The National Academies Press has long since proven that online full-text access to books can help sales. OA evangelists in the trade market like Cory Doctorow are convinced it works, even when downloads are free, and it certainly has for him. It’s great to see a publisher bring out books in the humanities and social sciences that are truly OA – because if it works, it could ease some of the anxiety that academic publishers justifiably feel. Too many of them are having to publish large lists of popular titles to subsidize academic books, and it’s stretching them dangerously thin. My feeling is that UPs have a higher purpose not being filled by trade publishers, and asking UPs to be trade publishers as well is a huge mistake when there are plenty of small regional publishers and larger trade houses for that popular material. How ironic that a trade publisher is now picking up the academic role that UPs are struggling to fill.

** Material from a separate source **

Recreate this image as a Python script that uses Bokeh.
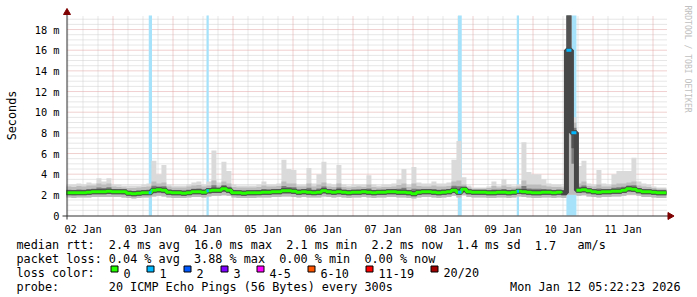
import math
import re
import numpy as np
from bokeh.plotting import figure
from bokeh.models import Range1d
from bokeh.core.properties import value
from bokeh.embed import file_html
from bokeh.resources import INLINE

MONO = "DejaVu Sans Mono"

# ---------------- data ----------------
# time in hours after 02 Jan 2026 00:00
start_hour = 5.37            # 02 Jan 05:22
step_hours = 2.0
day_labels = ["02 Jan", "03 Jan", "04 Jan", "05 Jan", "06 Jan",
              "07 Jan", "08 Jan", "09 Jan", "10 Jan", "11 Jan"]
y_tick_values = [0, 2, 4, 6, 8, 10, 12, 14, 16, 18]
y_tick_labels = ["0", "2 m", "4 m", "6 m", "8 m", "10 m", "12 m", "14 m", "16 m", "18 m"]

# milliseconds, one value per 2-hour step
median_ms = [
    2.2, 2.2, 2.2, 2.2, 2.25, 2.3,
    2.3, 2.3, 2.35, 2.3, 2.3, 2.3, 2.15,
    2.1, 2.15, 2.2, 2.2,
    2.45, 2.5, 2.45,
    2.25, 2.2, 2.2, 2.15, 2.2,
    2.3, 2.3, 2.25,
    2.4, 2.45, 2.45, 2.6, 2.45,
    2.2, 2.2, 2.15, 2.2, 2.2, 2.2,
    2.25, 2.25, 2.3, 2.3,
    2.4, 2.4, 2.35,
    2.25, 2.3, 2.25, 2.2, 2.25, 2.4,
    2.3, 2.25, 2.3, 2.25, 2.2, 2.25, 2.25, 2.3, 2.25, 2.2, 2.25, 2.25, 2.3, 2.3, 2.25, 2.25, 2.2,
    2.1,
    2.25, 2.3, 2.3, 2.25, 2.2, 2.25, 2.3,
    2.45, 2.25, 2.55,
    2.3, 2.25, 2.25, 2.25, 2.2,
    2.2, 2.25, 2.25, 2.2, 2.25,
    2.35,
    2.3, 2.25, 2.2, 2.2, 2.25, 2.25, 2.2, 2.25, 2.2,
    16.0, 8.0,
    2.45, 2.5, 2.4,
    2.3, 2.25, 2.3, 2.3, 2.35, 2.35, 2.45,
    2.6, 2.55,
    2.4, 2.3, 2.3, 2.25, 2.2, 2.2,
]
ping_min_ms = [
    1.75, 1.7, 1.75, 1.75, 1.75, 1.8, 1.8, 1.8, 1.8, 1.8,
    1.8, 1.75, 1.7, 1.65, 1.7, 1.75, 1.75, 1.85, 1.9, 1.85,
    1.75, 1.7, 1.7, 1.7, 1.75, 1.8, 1.8, 1.75, 1.85, 1.9,
    1.9, 1.95, 1.9, 1.75, 1.7, 1.7, 1.7, 1.7, 1.75, 1.75,
    1.75, 1.8, 1.8, 1.85, 1.85, 1.8, 1.75, 1.8, 1.75, 1.75,
    1.75, 1.85, 1.8, 1.75, 1.8, 1.75, 1.7, 1.75, 1.75, 1.8,
    1.75, 1.7, 1.75, 1.75, 1.8, 1.8, 1.75, 1.75, 1.7, 1.65,
    1.75, 1.8, 1.8, 1.75, 1.7, 1.75, 1.8, 1.9, 1.75, 1.95,
    1.8, 1.75, 1.75, 1.75, 1.7, 1.7, 1.75, 1.75, 1.7, 1.75,
    1.85, 1.8, 1.75, 1.7, 1.7, 1.75, 1.75, 1.7, 1.75, 1.7,
    2.0, 2.0, 1.9, 1.95, 1.85, 1.8, 1.75, 1.8, 1.8, 1.85,
    1.85, 1.9, 2.0, 2.0, 1.9, 1.8, 1.8, 1.75, 1.7, 1.7,
]
ping_upper_ms = [
    2.8, 2.75, 2.85, 2.8, 2.9, 2.9, 3.1, 3.0, 3.1, 2.8,
    2.75, 2.7, 2.65, 2.65, 2.7, 2.75, 2.8, 3.3, 3.1, 3.2,
    2.8, 2.7, 2.7, 2.7, 2.8, 2.9, 2.95, 2.8, 2.9, 3.4,
    2.9, 3.3, 3.1, 2.75, 2.7, 2.7, 2.7, 2.7, 2.75, 2.9,
    2.8, 2.8, 2.85, 3.3, 3.1, 3.1, 2.8, 2.8, 3.1, 2.8,
    3.0, 3.2, 2.8, 2.75, 3.1, 2.75, 2.7, 2.75, 2.8, 2.75,
    3.0, 2.75, 2.7, 2.75, 2.75, 2.8, 2.95, 3.1, 2.75, 3.1,
    2.85, 2.8, 2.8, 2.9, 2.8, 2.8, 2.85, 3.3, 3.4, 3.0,
    2.7, 2.6, 2.6, 2.6, 2.65, 2.85, 2.7, 2.9, 2.75, 2.7,
    2.8, 3.4, 3.0, 3.0, 3.0, 2.9, 2.8, 2.75, 2.75, 2.7,
    40.0, 9.0, 3.1, 3.3, 2.85, 2.8, 3.0, 2.8, 2.8, 3.0,
    3.1, 3.1, 3.2, 3.3, 2.9, 2.8, 2.75, 2.65, 2.6, 2.6,
]
ping_max_ms = [
    3.0, 3.0, 3.1, 3.0, 3.2, 3.1, 3.6, 3.3, 3.6, 3.0,
    3.0, 2.9, 2.9, 2.9, 2.9, 3.0, 3.1, 5.3, 4.0, 4.9,
    3.0, 2.9, 2.9, 2.9, 3.0, 3.2, 3.3, 3.0, 3.3, 6.3,
    3.2, 5.2, 4.3, 3.0, 2.9, 2.9, 2.9, 2.9, 3.0, 3.3,
    3.0, 3.0, 3.1, 5.4, 4.5, 4.4, 3.0, 3.0, 4.6, 3.1,
    4.0, 5.2, 3.1, 3.0, 4.9, 3.0, 2.9, 3.0, 3.0, 3.0,
    3.9, 3.0, 2.9, 3.0, 3.0, 3.1, 3.5, 4.5, 3.0, 4.7,
    3.2, 3.1, 3.1, 3.3, 3.1, 3.1, 3.2, 5.4, 7.2, 3.7,
    2.9, 2.7, 2.7, 2.7, 2.8, 3.3, 2.9, 3.5, 3.0, 2.9,
    3.0, 7.1, 4.2, 4.0, 4.0, 3.5, 3.1, 3.0, 3.0, 2.9,
    40.0, 9.5, 4.8, 5.3, 3.1, 3.0, 4.4, 3.1, 3.0, 4.0,
    4.3, 4.3, 4.3, 5.6, 3.3, 3.1, 3.0, 2.8, 2.7, 2.7,
]

# periods with packet loss (hours after 02 Jan 00:00) and lost pings
loss_start_hour = [38.3, 61.4, 162.0, 185.5, 205.37]
loss_end_hour = [39.6, 62.3, 163.5, 186.4, 209.37]
loss_pings = [1, 1, 1, 1, 1]

loss_labels = ["0", "1", "2", "3", "4-5", "6-10", "11-19", "20/20"]
loss_colors = ["#26ff00", "#00b8ff", "#0059ff", "#7e00ff", "#ff00ff", "#ff5500", "#ff0000", "#a10000"]
loss_upper = [0, 1, 2, 3, 5, 10, 19, 20]

stats_rtt = "median rtt:  2.4 ms avg  16.0 ms max  2.1 ms min  2.2 ms now  1.4 ms sd  1.7   am/s"
stats_loss = "packet loss: 0.04 % avg  3.88 % max  0.00 % min  0.00 % now"
legend_title = "loss color:"
probe_text = "probe:       20 ICMP Echo Pings (56 Bytes) every 300s"
stamp_text = "Mon Jan 12 05:22:23 2026"
watermark = "RRDTOOL / TOBI OETIKER"
y_title = "Seconds"

# ---------------- layout (pixels) ----------------
W, H = 697, 297
FRAME_L, FRAME_T, FRAME_W, FRAME_H = 67, 15, 600, 200
FRAME_B = FRAME_T + FRAME_H
X0, X1 = 5.8, 245.8          # hours shown in the data area
Y1 = 19.36                   # ms at the top of the data area
PX_H = FRAME_W / (X1 - X0)
PX_MS = FRAME_H / Y1
CHAR_W = 7.1

AXIS_COL = "#303030"
ARROW_COL = "#7f0000"
MAJOR_GRID = "#e2a0a0"
MINOR_GRID = "#cdcdcd"


def loss_color(n):
    for up, c in zip(loss_upper, loss_colors):
        if n <= up:
            return c
    return loss_colors[-1]


p = figure(width=W, height=H,
           x_range=Range1d(X0 - FRAME_L / PX_H, X0 + (W - FRAME_L) / PX_H),
           y_range=Range1d(-(H - FRAME_B) / PX_MS, Y1 + FRAME_T / PX_MS),
           output_backend="svg", toolbar_location=None, min_border=0,
           x_axis_type=None, y_axis_type=None)
p.extra_x_ranges = {"px": Range1d(0, W)}
p.extra_y_ranges = {"px": Range1d(H, 0)}
p.outline_line_color = None
p.background_fill_color = "white"
p.border_fill_color = "white"
p.grid.visible = False
PX = dict(x_range_name="px", y_range_name="px")

# ---- grid ----
minor_x = [h for h in range(6, 246, 6) if h % 24 and X0 < h < X1]
major_x = [24 * d for d in range(1, 11)]
minor_y = [v / 2 for v in range(1, 39) if v % 4]
major_y = y_tick_values[1:]
p.segment(x0=minor_x, x1=minor_x, y0=0, y1=Y1, line_color=MINOR_GRID, line_dash="1 1", line_width=1)
p.segment(x0=X0, x1=X1, y0=minor_y, y1=minor_y, line_color=MINOR_GRID, line_dash="1 1", line_width=1)
p.segment(x0=major_x, x1=major_x, y0=0, y1=Y1, line_color=MAJOR_GRID, line_dash="1 1", line_width=1)
p.segment(x0=X0, x1=X1, y0=major_y, y1=major_y, line_color=MAJOR_GRID, line_dash="1 1", line_width=1)

# ---- loss background ----
p.quad(left=loss_start_hour, right=loss_end_hour, bottom=0, top=Y1,
       fill_color="#a6e2fa", line_color=None)

# ---- smoke ----
n = len(median_ms)
edges = [start_hour + i * step_hours for i in range(n + 1)]


def ext(a, cap=None):
    a = list(a) + [a[-1]]
    return [min(v, cap) for v in a] if cap is not None else a


mid_lo = [(l + m) / 2 for l, m in zip(ping_min_ms, median_ms)]
mid_hi = [(m + u) / 2 for m, u in zip(median_ms, ping_upper_ms)]
core_lo = [(l + 3 * m) / 4 for l, m in zip(ping_min_ms, median_ms)]
core_hi = [(3 * m + u) / 4 for m, u in zip(median_ms, ping_upper_ms)]

p.varea_step(x=edges, y1=ext(ping_min_ms), y2=ext(ping_max_ms, Y1), step_mode="after", fill_color="#dadada")
p.varea_step(x=edges, y1=ext(ping_min_ms), y2=ext(ping_upper_ms, Y1), step_mode="after", fill_color="#bcbcbc")
p.varea_step(x=edges, y1=ext(mid_lo), y2=ext(mid_hi, Y1), step_mode="after", fill_color="#7c7c7c")
p.varea_step(x=edges, y1=ext(core_lo), y2=ext(core_hi, Y1), step_mode="after", fill_color="#535353")

# ---- median line coloured by loss ----
p.step(x=edges, y=ext(median_ms), mode="after", line_color="#474747", line_width=5)
green = np.array(ext(median_ms), dtype=float)
seg_x0, seg_x1, seg_y, seg_c = [], [], [], []
for s, e, lp in zip(loss_start_hour, loss_end_hour, loss_pings):
    for i in range(n):
        a, b = edges[i], edges[i + 1]
        lo, hi = max(s, a), min(e, b)
        if hi > lo:
            seg_x0.append(lo)
            seg_x1.append(hi)
            seg_y.append(median_ms[i])
            seg_c.append(loss_color(lp))
            if s <= a + 1e-6 and e >= b - 1e-6:
                green[i] = np.nan
p.step(x=edges, y=green, mode="after", line_color=loss_colors[0], line_width=3)
p.segment(x0=seg_x0, y0=seg_y, x1=seg_x1, y1=seg_y, line_color=seg_c, line_width=3)

# ---- axes ----
p.segment(x0=[FRAME_L - 5], x1=[FRAME_L + FRAME_W + 3], y0=[FRAME_B + 0.5], y1=[FRAME_B + 0.5],
          line_color=AXIS_COL, line_width=1, **PX)
p.segment(x0=[FRAME_L - 0.5], x1=[FRAME_L - 0.5], y0=[FRAME_B + 4], y1=[FRAME_T - 2],
          line_color=AXIS_COL, line_width=1, **PX)
p.scatter(x=[FRAME_L - 0.5], y=[FRAME_T - 3], marker="triangle", size=7,
          fill_color=ARROW_COL, line_color=ARROW_COL, **PX)
p.scatter(x=[FRAME_L + FRAME_W + 2.5], y=[FRAME_B + 0.5], marker="triangle", size=7, angle=-math.pi / 2,
          fill_color=ARROW_COL, line_color=ARROW_COL, **PX)

noon_ticks = [12 + 24 * i for i in range(len(day_labels))]
p.text(x=noon_ticks, y=[FRAME_B + 13.5] * len(noon_ticks), text=day_labels, y_range_name="px",
       text_font=value(MONO), text_font_size="10.3px", text_align="center",
       text_baseline="alphabetic", text_color="black")
p.text(x=[FRAME_L - 8] * len(y_tick_values), y=y_tick_values, text=y_tick_labels, x_range_name="px",
       text_font=value(MONO), text_font_size="10.3px", text_align="right",
       text_baseline="middle", text_color="black")
p.text(x=[11], y=[FRAME_T + FRAME_H / 2], text=[y_title], angle=math.pi / 2,
       text_font=value(MONO), text_font_size="11.8px", text_align="center",
       text_baseline="middle", text_color="black", **PX)
p.text(x=[687], y=[5], text=[watermark], angle=-math.pi / 2,
       text_font=value(MONO), text_font_size="8.1px", text_align="left",
       text_baseline="middle", text_color="#c0c0c0", **PX)

# ---- legend below ----
TXT = dict(text_font=value(MONO), text_font_size="11.8px", text_baseline="alphabetic",
           text_color="black")
LEG_X = 16
line_base = [244.5, 258.5, 272.5, 286.5]
tx, ty, tt = [], [], []
for line, yb in zip([stats_rtt, stats_loss, legend_title, probe_text], line_base):
    for m in re.finditer(r"\S+(?: \S+)*", line):
        tx.append(LEG_X + m.start() * CHAR_W)
        ty.append(yb)
        tt.append(m.group())
p.text(x=tx, y=ty, text=tt, text_align="left", **TXT, **PX)
p.text(x=[680], y=[line_base[3]], text=[stamp_text], text_align="right", **TXT, **PX)

sq_left = []
xpos = 109.5
for lab in loss_labels:
    sq_left.append(round(xpos) + 0.5)
    xpos += 29.6 + len(lab) * CHAR_W
p.quad(left=sq_left, right=[v + 7 for v in sq_left], top=line_base[2] - 7, bottom=line_base[2] - 1,
       fill_color=loss_colors, line_color="black", line_width=1, **PX)
p.text(x=[v + 12.5 for v in sq_left], y=[line_base[2]] * len(sq_left), text=loss_labels,
       text_align="left", **TXT, **PX)

open("out.html", "w").write(file_html(p, INLINE, "smokeping"))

An advantage that book publishers have over journal publishers is that there still is value added in the printed book. Long form texts are still pleasanter to read on paper, and printing out a 300-page book is a different proposition than a 12-page article. Those truly interested in reading an entire book may well pay the price for the pleasures of print. Bloomsbury is making a wise move, and I’m hoping this development, as well as Tizra’s platform that will nudge AAUP members into the digital age, will bring academic books to a wider audience and strengthen an essential piece of the book trade.

Now: a question for you – are you involved in a library / university press collaboration? How do you feel about the Tizra development? Any thoughts on what Bloomsbury is doing? We’d love to hear news from the trenches.